- [INSTRUCTION]: Reproduce all the lines exactly as they stand, apart from the pictures.

- [MATERIAL PROVIDED]:
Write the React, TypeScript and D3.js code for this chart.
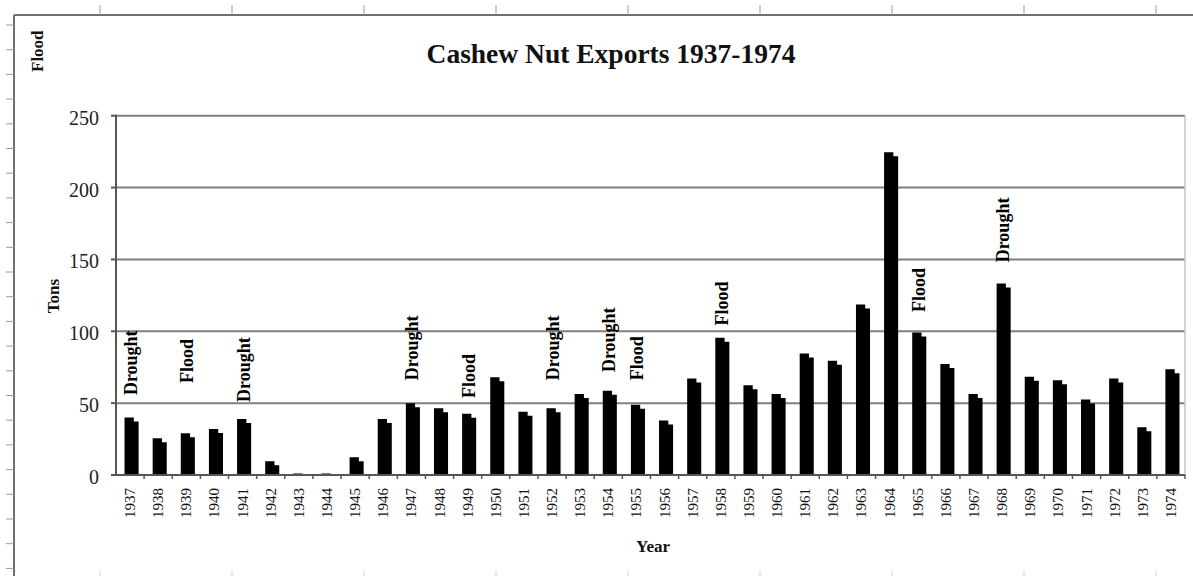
import React from 'react';
import * as d3 from 'd3';

const years = ['1937','1938','1939','1940','1941','1942','1943','1944','1945','1946','1947','1948','1949','1950','1951','1952','1953','1954','1955','1956','1957','1958','1959','1960','1961','1962','1963','1964','1965','1966','1967','1968','1969','1970','1971','1972','1973','1974'];
const tons = [40,25.5,29,32,39,9.5,1,1,12.3,39,50,46.4,42.7,68,44,46.4,56.3,58.7,48.9,38,67.2,95.5,62.4,56.3,84.6,79.5,118.7,224.5,99.2,77.2,56.3,133.3,68.4,66,52.6,67.2,33.2,73.5];
const yTicks = [0, 50, 100, 150, 200, 250];
const noteYears = ['1937','1939','1941','1947','1949','1952','1954','1955','1958','1965','1968'];
const noteLabels = ['Drought','Flood','Drought','Drought','Flood','Drought','Drought','Flood','Flood','Flood','Drought'];
const noteBase = [55.6,64,50.8,66,53.6,66,71.6,66,104,113.4,148];

const title = 'Cashew Nut Exports 1937-1974';
const xTitle = 'Year';
const yTitle = 'Tons';
const strayLabel = 'Flood';

const SERIF = "'Liberation Serif', 'Times New Roman', 'DejaVu Serif', serif";

export default function App() {
  const W = 1193, H = 576;
  const plot = { left: 116, right: 1185, top: 115.7, bottom: 475 };
  const x = d3.scaleBand<string>().domain(years).range([plot.left, plot.right]).paddingInner(0.5).paddingOuter(0.25);
  const y = d3.scaleLinear().domain([0, 250]).range([plot.bottom, plot.top]);
  const step = x.step();
  const bw = x.bandwidth();
  const barShift = 1.5;
  const slotStart = (d: string) => (x(d) as number) - (step - bw) / 2;

  const leftRuler = d3.range(25, H, 24.7);
  const topRuler = d3.range(100, W, 132);

  const barPath = (d: string, v: number) => {
    const x0 = (x(d) as number) + barShift;
    const x1 = x0 + bw;
    const xm = x0 + bw * 0.66;
    const yt = y(v);
    const yb = y(0);
    const notch = Math.min(4, yb - yt);
    return `M${x0},${yb}L${x0},${yt}L${xm},${yt}L${xm},${yt + notch}L${x1},${yt + notch}L${x1},${yb}Z`;
  };

  return (
    <div style={{ position: 'absolute', left: 0, top: 0 }}>
      <svg width={W} height={H} style={{ display: 'block', background: '#fff' }}>
        {/* outer frame */}
        <line x1={14} y1={15} x2={14} y2={H} stroke="#707070" strokeWidth={2} />
        <line x1={14} y1={15} x2={W} y2={15} stroke="#707070" strokeWidth={2} />
        {leftRuler.map((v, i) => (
          <line key={'lr' + i} x1={6} x2={14} y1={v} y2={v} stroke="#9a9a9a" strokeWidth={1} />
        ))}
        {topRuler.map((v, i) => (
          <line key={'tr' + i} x1={v} x2={v} y1={5} y2={15} stroke="#9a9a9a" strokeWidth={1} />
        ))}
        {topRuler.map((v, i) => (
          <line key={'br' + i} x1={v} x2={v} y1={571} y2={H} stroke="#d0d0d0" strokeWidth={1} />
        ))}

        {/* stray label */}
        <text transform={`translate(37,72) rotate(-90)`} fontFamily={SERIF} fontWeight="bold" fontSize={17} dominantBaseline="central" fill="#111">{strayLabel}</text>

        {/* title */}
        <text x={611} y={63} textAnchor="middle" fontFamily={SERIF} fontWeight="bold" fontSize={27.5} fill="#111">{title}</text>

        {/* gridlines */}
        {yTicks.filter(t => t > 0).map(t => (
          <line key={'g' + t} x1={plot.left} x2={plot.right} y1={y(t)} y2={y(t)} stroke="#7f7f7f" strokeWidth={2} />
        ))}
        {/* right plot border */}
        <line x1={plot.right} x2={plot.right} y1={plot.top} y2={plot.bottom} stroke="#c4c4c4" strokeWidth={1.5} />

        {/* bars */}
        {years.map((d, i) => (
          <path key={'b' + d} d={barPath(d, tons[i])} fill="#000" />
        ))}

        {/* axes */}
        <line x1={plot.left} x2={plot.left} y1={plot.top - 1} y2={plot.bottom + 1} stroke="#555" strokeWidth={2} />
        <line x1={plot.left - 1} x2={plot.right} y1={plot.bottom} y2={plot.bottom} stroke="#555" strokeWidth={2} />
        {yTicks.map(t => (
          <line key={'yt' + t} x1={plot.left - 5} x2={plot.left} y1={y(t)} y2={y(t)} stroke="#555" strokeWidth={2} />
        ))}
        {years.map(d => (
          <line key={'xt' + d} x1={slotStart(d) + step} x2={slotStart(d) + step} y1={plot.bottom} y2={plot.bottom + 4} stroke="#555" strokeWidth={1.5} />
        ))}
        {yTicks.map(t => (
          <text key={'yl' + t} x={99} y={y(t) + 2} textAnchor="end" dominantBaseline="central" fontFamily={SERIF} fontSize={20} fill="#222">{t}</text>
        ))}
        {years.map(d => (
          <text key={'xl' + d} transform={`translate(${(x(d) as number) + bw / 2},488) rotate(-90)`} textAnchor="end" dominantBaseline="central" fontFamily={SERIF} fontSize={15} fill="#111">{d}</text>
        ))}

        {/* annotations */}
        {noteYears.map((d, i) => (
          <text key={'n' + i} transform={`translate(${(x(d) as number) + bw / 2 + 1},${y(noteBase[i])}) rotate(-90)`} dominantBaseline="central" fontFamily={SERIF} fontWeight="bold" fontSize={18} fill="#000">{noteLabels[i]}</text>
        ))}

        {/* axis titles */}
        <text transform={`translate(53,296) rotate(-90)`} textAnchor="middle" dominantBaseline="central" fontFamily={SERIF} fontWeight="bold" fontSize={17} fill="#111">{yTitle}</text>
        <text x={653} y={552} textAnchor="middle" fontFamily={SERIF} fontWeight="bold" fontSize={17} fill="#111">{xTitle}</text>
      </svg>
    </div>
  );
}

- [TASK ANSWER]:
Write the React, TypeScript and D3.js code for this chart.
import React from 'react';
import * as d3 from 'd3';

const years = ['1937','1938','1939','1940','1941','1942','1943','1944','1945','1946','1947','1948','1949','1950','1951','1952','1953','1954','1955','1956','1957','1958','1959','1960','1961','1962','1963','1964','1965','1966','1967','1968','1969','1970','1971','1972','1973','1974'];
const tons = [40,25.5,29,32,39,9.5,1,1,12.3,39,50,46.4,42.7,68,44,46.4,56.3,58.7,48.9,38,67.2,95.5,62.4,56.3,84.6,79.5,118.7,224.5,99.2,77.2,56.3,133.3,68.4,66,52.6,67.2,33.2,73.5];
const yTicks = [0, 50, 100, 150, 200, 250];
const noteYears = ['1937','1939','1941','1947','1949','1952','1954','1955','1958','1965','1968'];
const noteLabels = ['Drought','Flood','Drought','Drought','Flood','Drought','Drought','Flood','Flood','Flood','Drought'];
const noteBase = [55.6,64,50.8,66,53.6,66,71.6,66,104,113.4,148];

const title = 'Cashew Nut Exports 1937-1974';
const xTitle = 'Year';
const yTitle = 'Tons';
const strayLabel = 'Flood';

const SERIF = "'Liberation Serif', 'Times New Roman', 'DejaVu Serif', serif";

export default function App() {
  const W = 1193, H = 576;
  const plot = { left: 116, right: 1185, top: 115.7, bottom: 475 };
  const x = d3.scaleBand<string>().domain(years).range([plot.left, plot.right]).paddingInner(0.5).paddingOuter(0.25);
  const y = d3.scaleLinear().domain([0, 250]).range([plot.bottom, plot.top]);
  const step = x.step();
  const bw = x.bandwidth();
  const barShift = 1.5;
  const slotStart = (d: string) => (x(d) as number) - (step - bw) / 2;

  const leftRuler = d3.range(25, H, 24.7);
  const topRuler = d3.range(100, W, 132);

  const barPath = (d: string, v: number) => {
    const x0 = (x(d) as number) + barShift;
    const x1 = x0 + bw;
    const xm = x0 + bw * 0.66;
    const yt = y(v);
    const yb = y(0);
    const notch = Math.min(4, yb - yt);
    return `M${x0},${yb}L${x0},${yt}L${xm},${yt}L${xm},${yt + notch}L${x1},${yt + notch}L${x1},${yb}Z`;
  };

  return (
    <div style={{ position: 'absolute', left: 0, top: 0 }}>
      <svg width={W} height={H} style={{ display: 'block', background: '#fff' }}>
        {/* outer frame */}
        <line x1={14} y1={15} x2={14} y2={H} stroke="#707070" strokeWidth={2} />
        <line x1={14} y1={15} x2={W} y2={15} stroke="#707070" strokeWidth={2} />
        {leftRuler.map((v, i) => (
          <line key={'lr' + i} x1={6} x2={14} y1={v} y2={v} stroke="#9a9a9a" strokeWidth={1} />
        ))}
        {topRuler.map((v, i) => (
          <line key={'tr' + i} x1={v} x2={v} y1={5} y2={15} stroke="#9a9a9a" strokeWidth={1} />
        ))}
        {topRuler.map((v, i) => (
          <line key={'br' + i} x1={v} x2={v} y1={571} y2={H} stroke="#d0d0d0" strokeWidth={1} />
        ))}

        {/* stray label */}
        <text transform={`translate(37,72) rotate(-90)`} fontFamily={SERIF} fontWeight="bold" fontSize={17} dominantBaseline="central" fill="#111">{strayLabel}</text>

        {/* title */}
        <text x={611} y={63} textAnchor="middle" fontFamily={SERIF} fontWeight="bold" fontSize={27.5} fill="#111">{title}</text>

        {/* gridlines */}
        {yTicks.filter(t => t > 0).map(t => (
          <line key={'g' + t} x1={plot.left} x2={plot.right} y1={y(t)} y2={y(t)} stroke="#7f7f7f" strokeWidth={2} />
        ))}
        {/* right plot border */}
        <line x1={plot.right} x2={plot.right} y1={plot.top} y2={plot.bottom} stroke="#c4c4c4" strokeWidth={1.5} />

        {/* bars */}
        {years.map((d, i) => (
          <path key={'b' + d} d={barPath(d, tons[i])} fill="#000" />
        ))}

        {/* axes */}
        <line x1={plot.left} x2={plot.left} y1={plot.top - 1} y2={plot.bottom + 1} stroke="#555" strokeWidth={2} />
        <line x1={plot.left - 1} x2={plot.right} y1={plot.bottom} y2={plot.bottom} stroke="#555" strokeWidth={2} />
        {yTicks.map(t => (
          <line key={'yt' + t} x1={plot.left - 5} x2={plot.left} y1={y(t)} y2={y(t)} stroke="#555" strokeWidth={2} />
        ))}
        {years.map(d => (
          <line key={'xt' + d} x1={slotStart(d) + step} x2={slotStart(d) + step} y1={plot.bottom} y2={plot.bottom + 4} stroke="#555" strokeWidth={1.5} />
        ))}
        {yTicks.map(t => (
          <text key={'yl' + t} x={99} y={y(t) + 2} textAnchor="end" dominantBaseline="central" fontFamily={SERIF} fontSize={20} fill="#222">{t}</text>
        ))}
        {years.map(d => (
          <text key={'xl' + d} transform={`translate(${(x(d) as number) + bw / 2},488) rotate(-90)`} textAnchor="end" dominantBaseline="central" fontFamily={SERIF} fontSize={15} fill="#111">{d}</text>
        ))}

        {/* annotations */}
        {noteYears.map((d, i) => (
          <text key={'n' + i} transform={`translate(${(x(d) as number) + bw / 2 + 1},${y(noteBase[i])}) rotate(-90)`} dominantBaseline="central" fontFamily={SERIF} fontWeight="bold" fontSize={18} fill="#000">{noteLabels[i]}</text>
        ))}

        {/* axis titles */}
        <text transform={`translate(53,296) rotate(-90)`} textAnchor="middle" dominantBaseline="central" fontFamily={SERIF} fontWeight="bold" fontSize={17} fill="#111">{yTitle}</text>
        <text x={653} y={552} textAnchor="middle" fontFamily={SERIF} fontWeight="bold" fontSize={17} fill="#111">{xTitle}</text>
      </svg>
    </div>
  );
}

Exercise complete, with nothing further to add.